NickF1227 · April 3, 2024, 12:54am

For sure, it isn’t necessary anymore. It is still faster to load directories my way though
Performance Tuning - SambaWiki

case sensitive = true
default case = lower
preserve case = no
short preserve case = no

Combined with a case-insensitive dataset in ZFS go vroooom.

Besides how many versions of file.txt or File.txt or FilE.txt does one really need

Constantin · April 3, 2024, 1:06am

Hah. Early days of SMB before Mac compatibility resulted in some truly epic file names as special characters, etc. got mangled.

Now, the Finder aspects of the SMB protocol seem indistinguishable for Apple users from AFP other than that SMB is not deprecated. Lots of credit goes to iXsystems for making it all possible despite the likely lack of Apple documentation re: its implementation of SMB.

NickF1227 · April 3, 2024, 1:17am

Because Apple has not learned this lesson, sticking this here for others. ‘Ds store’ files are wonderful.

Stux · April 3, 2024, 2:07am

I was using NFS in order to mount datasets into an ubuntu VM for docker, but with sandboxes/jailmaker I’ve now been able to shutdown the NFS daemon as I no longer need a VM for docker compose

Koop · April 3, 2024, 2:15am

Appreciate everyone sharing so far!
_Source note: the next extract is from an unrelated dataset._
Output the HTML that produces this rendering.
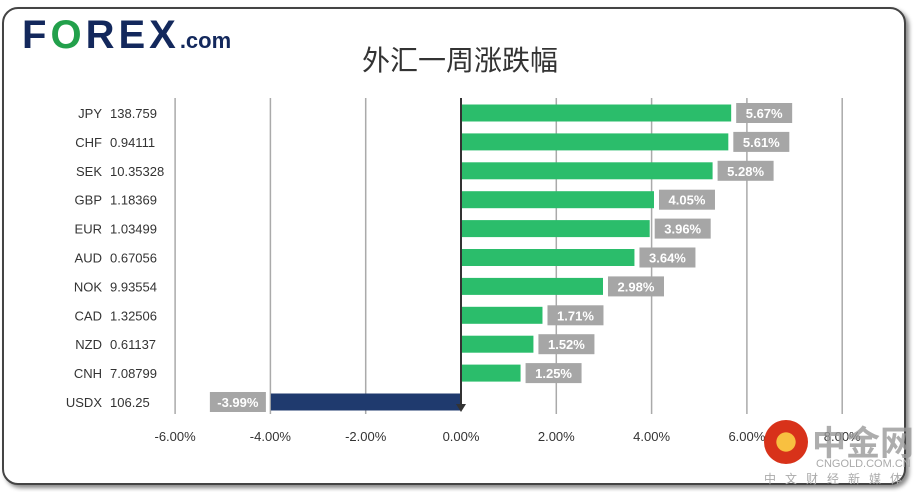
<!DOCTYPE html>
<html><head><meta charset="utf-8"><style>
body{margin:0;width:920px;height:492px;background:#fff;overflow:hidden;font-family:"Liberation Sans","Noto Sans CJK SC",sans-serif}
.frame{position:absolute;left:2px;top:7px;width:900px;height:474px;border:2px solid #444;border-radius:16px;box-shadow:3px 3px 4px #888;background:#fff}
</style></head><body>
<div class="frame"></div>
<div style="position:absolute;left:22px;top:13px;font:900 40px 'Liberation Sans',sans-serif;color:#13285c;letter-spacing:4px">F<span style="color:#22a04b">O</span>REX<span style="font-size:22px;font-weight:bold;letter-spacing:0">.com</span></div>
<svg width="920" height="492" style="position:absolute;left:0;top:0" id="chart">
<text x="460" y="70" text-anchor="middle" font-size="28" fill="#333" font-family="Liberation Sans,Noto Sans CJK SC,sans-serif">外汇一周涨跌幅</text>
</svg>
<div style="position:absolute;left:764px;top:418px;width:150px;height:70px">
<div style="position:absolute;left:0;top:2px;width:44px;height:44px;border-radius:50%;background:radial-gradient(circle at 50% 50%,#f8c040 0 30%,#d8321a 32%)"></div>
<div style="position:absolute;left:48px;top:-2px;font:bold 34px 'Noto Sans CJK SC',sans-serif;color:#999;opacity:.8">中金网</div>
<div style="position:absolute;left:52px;top:40px;font:11px 'Liberation Sans',sans-serif;color:#aaa">CNGOLD.COM.CN</div>
<div style="position:absolute;left:0;top:52px;font:12px 'Noto Sans CJK SC',sans-serif;color:#aaa;letter-spacing:9px">中文财经新媒体</div>
</div>
<script>
const codes=["JPY","CHF","SEK","GBP","EUR","AUD","NOK","CAD","NZD","CNH","USDX"];
const prices=["138.759","0.94111","10.35328","1.18369","1.03499","0.67056","9.93554","1.32506","0.61137","7.08799","106.25"];
const changes=[5.67,5.61,5.28,4.05,3.96,3.64,2.98,1.71,1.52,1.25,-3.99];
const ticks=[-6,-4,-2,0,2,4,6,8];
const svg=document.getElementById('chart');const NS='http://www.w3.org/2000/svg';
const x=v=>461+v*47.65;const y=i=>113+i*28.9;
function mk(t,a){const e=document.createElementNS(NS,t);for(const k in a)e.setAttribute(k,a[k]);svg.appendChild(e);return e;}
ticks.forEach(t=>{if(t!==0){const l=mk('line',{x1:x(t),x2:x(t),y1:98,y2:414,stroke:'#aaa','stroke-width':1.5});

}
const tx=mk('text',{x:x(t),y:441,'text-anchor':'middle','font-size':13,fill:'#333'});tx.textContent=t.toFixed(2)+'%';

});
changes.forEach((v,i)=>{const cy=y(i);
const b=mk('rect',{x:Math.min(x(0),x(v)),y:cy-8.5,width:Math.abs(x(v)-x(0)),height:17,fill:v>=0?'#2bbd6b':'#1f3a6e'});


const lw=56,lx=v>=0?x(v)+5:x(v)-5-lw;
const r=mk('rect',{x:lx,y:cy-10,width:lw,height:20,fill:'#a6a6a6'});


const t=mk('text',{x:lx+lw/2,y:cy+5,'text-anchor':'middle','font-size':13,'font-weight':'bold',fill:'#fff'});t.textContent=v.toFixed(2)+'%';


const c=mk('text',{x:102,y:cy+5,'text-anchor':'end','font-size':13,fill:'#333'});c.textContent=codes[i];


const p=mk('text',{x:110,y:cy+5,'font-size':13,fill:'#333'});p.textContent=prices[i];

});
const ax=mk('line',{x1:x(0),x2:x(0),y1:98,y2:405,stroke:'#333','stroke-width':2});


const ar=mk('path',{d:`M${x(0)-5} 404 L${x(0)+5} 404 L${x(0)} 412 Z`,fill:'#333'});


</script>
</body></html>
It’s been insightful.

From my professional experience I’ve seen that many people don’t like to give this a lot of thought until things are a total mess. Then they come around and want to create snapshot schedules or replication jobs and all you can ask is “which of the 1000(000) directories at the root of the filesystem were you looking to target” …

Trying my best to avoid that same lazy trap with my personal data even if it’s not all that critical.

NickF1227 · April 3, 2024, 2:39am

THIS

usergiven · April 5, 2024, 1:25am

True but the workaround I found useful was to mount NFS shares at each dataset level on TrueNAS then on the client side mount the shares to mirror the same directory/dataset hierarchy. From the client’s POV the structure looks as if it’s all part of the same dataset.